Resellers and stakeholders in the emerging digital free-to-air TV market sector have claimed excess government control is stifling the industry's potential.
Those hampered by the legislation include digital media distributor, Lako Pacific, which has successfully marketed digital TV tuner cards but has seen potential limited by the lack of viewable content available.
Lako Pacific director, Evan Kourambas, said the government was choking free-to-air content.
"If you are just viewing what you can already get through analogue then you must be asking whether you want it [digital TV]," he said.
Government legislation currently dictates that commercial television stations (Nine, Seven and Ten) may use additional bandwidth only to broadcast high-definition TV (HDTV) or content associated with the existing channel, such as program guides. No extra content is allowed. Digital Broadcast Association director, Tim O'Keefe, said there needed to be more flexibility in the legislation.

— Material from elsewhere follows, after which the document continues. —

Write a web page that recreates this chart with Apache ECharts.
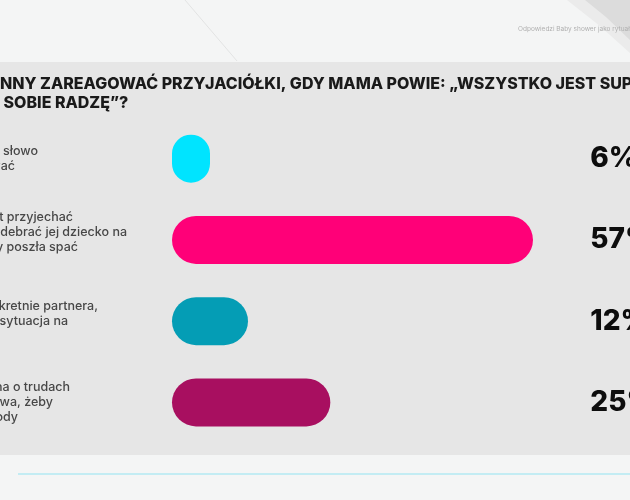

"The government did introduce digital television but then put some controls on what broadcasters could do with it which did seem a bit strange - they ensured that the commercial broadcasters weren't allowed to do multi-channel broadcasts," he said.
By limiting content on both digital TV and digital radio, the emerging digital TV tuner and set-top box reseller channel has a tough story to sell to consumers despite the technology being available.
HDTV set-top boxes cost about $500. By contrast, PC TV tuner cards support standard definition (SD) and HDTV signals. The cards, which typically sell for under $300, also have personal video recorder (PVR) capabilities.
IDC analyst, Mike Sager, said he also saw government restrictions and regulation of competition as being one of the major hurdles for the reseller channel to overcome.
"There are a few too many bottlenecks," he said.
The Federal Government commissioned its own report into digital TV legislation four years ago but has so far failed to act on its recommendations to relax restrictions on the industry.
Report co-author, Stuart Simson, now chairman of Emitch, reiterated the inquiry's findings in June this year.
"Four years on from our report, and six years since the digital conversion legislation passed parliament, the market is telling us that the policy has comprehensively failed," he said.
"A few hundred thousand digital conversions in the free-to-air space is absolute testimony to this."